In our problem space for this type of problem where we put code away and it's well-defined, we bring it back up and we just expect it to work. We avoid a lot of the other kinds of problems like adding things or what happens when we send new inputs to it. Since that's not our concern at this point, this is really drifting dependencies that break. Like what really costs these systems to fall down. Well in practice, it was the dependencies. You know the algorithm or the nature of the thing itself, that didn't change between the time we put it away and when we're pulling it back up again.

So let's just call them D. That's Drift and it's about dependency drift. Maybe if we're lucky, we could figure out eventually a statistical model. Now of course, that seems ambitious and dubious at best right? Because who knows if any kind of simple statistical model, like Poisson distribution, which is kind of the baby steps of Industrial Engineering textbooks, has any application of what we're talking about. In fact, maybe a stochastic sort of statistical approach might be a better fit and possibly even acknowledging that this is really a complex system and we have to start talking about the phase spaces of its stability and all the rest of that.

There are some interesting books on the relationship between stability and complex systems of computability. So who knows right? But, given that on some level, like my Game of Thrones book club's house motto. "I do not know". So we might as well start with something simple that we can reason about and try to put our intuition into a form that will be more useful and argue about it later. So let's call this resilience now a proportional relationship to the inverse of the drift of our dependencies, which for our problem is more or less describing the dependencies break and the chances of that system being resilient is inversely proportional to how bad and fast they break.

Well, let's start to put some nuance to it, which is the magnitude. We kind of don't want just the number of the potential threat breaking. We want to characterize also how bad this is going to get. So the magnitude of impact here is where what we define as that. And then here's my Papers We Love moment. Can we put a bound to that magnitude right? Well there's this great to an online paper called the mathematical limits to software estimation--which I love. He had a background them to see in CMMI. So did I interestingly. And I'm not going to get into what that is, other than that it's kind of eighties level, first wave attempt to put any kind of systematic reasoning around and modeling for software estimation. We kind of would put it aside exactly places like the government and we've kind of gone with the hand wavy estimation by analogy. But this paper uses Kolmogorov complexity to try to analyze whether or not that's even sane or possible. and the upshot here that I want to get at is then, ostensibly, no it's not.

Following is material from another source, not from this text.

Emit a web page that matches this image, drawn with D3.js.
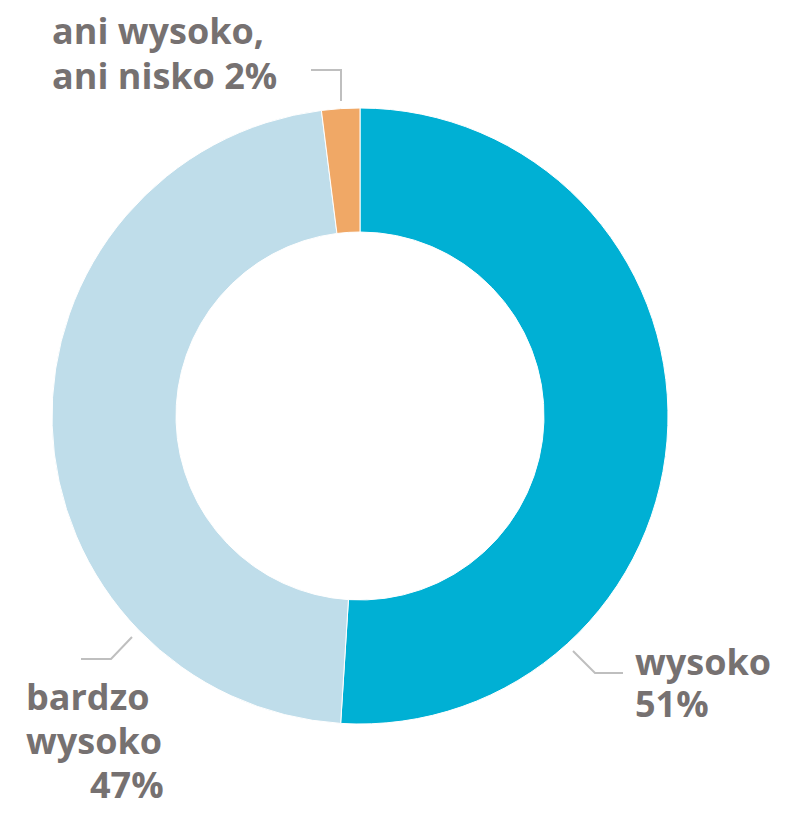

If you're doing an estimate, your estimate can be off by as much as rewriting the whole thing. Which is a sobering thought. In a lot of ways kind of harkens back to (I love referencing people because everyone's been so great presenting things that are super interesting) Kim Crayton, talking about the myths of programming and how we should change our culture to be science-based about it. One of the myths that I had a whole rant--that I took out of this talk--it's around the ten times programmer and estimations. You know, kind of our cultural bias towards believing we can. Perpetuating some of these myths. But basically, the upshot of that is we don't believe these estimates and that should be really a sobering kind of criticism of this ten time programmer. Because I pad things times two, times three, most people do, and as manager, I took other people estimates and did the same thing.

So now we've typically always kind of just by nature pad out against this order magnitude that people are supposed to have. That seems pretty obering, bad, but that does give us some kind of bound. Well in our problem, the worst case for us is we have to completely replace the dependency. That, theoretically, is a task we can understand that it's a certain amount of time. So let's run with that. Let's just say that we have a linear set of linearly independent set of dependencies, which course is dubious, but again, simplicity and who knows.

So now, we have this nice series here that will sum all the dependencies and give us some kind of number. So we've got a metric. We've got a model. And I'm going to segueway now because where's that D gonna come from? Is that even accurate? Who knows how you're gonna find out? So, I'm gonna start to talk from the history of organization perspective. Kind of jumped forward to sort of one way in which early science went about solving a generational scale problem that in weird ways bears a lot of resemblance to this problem space.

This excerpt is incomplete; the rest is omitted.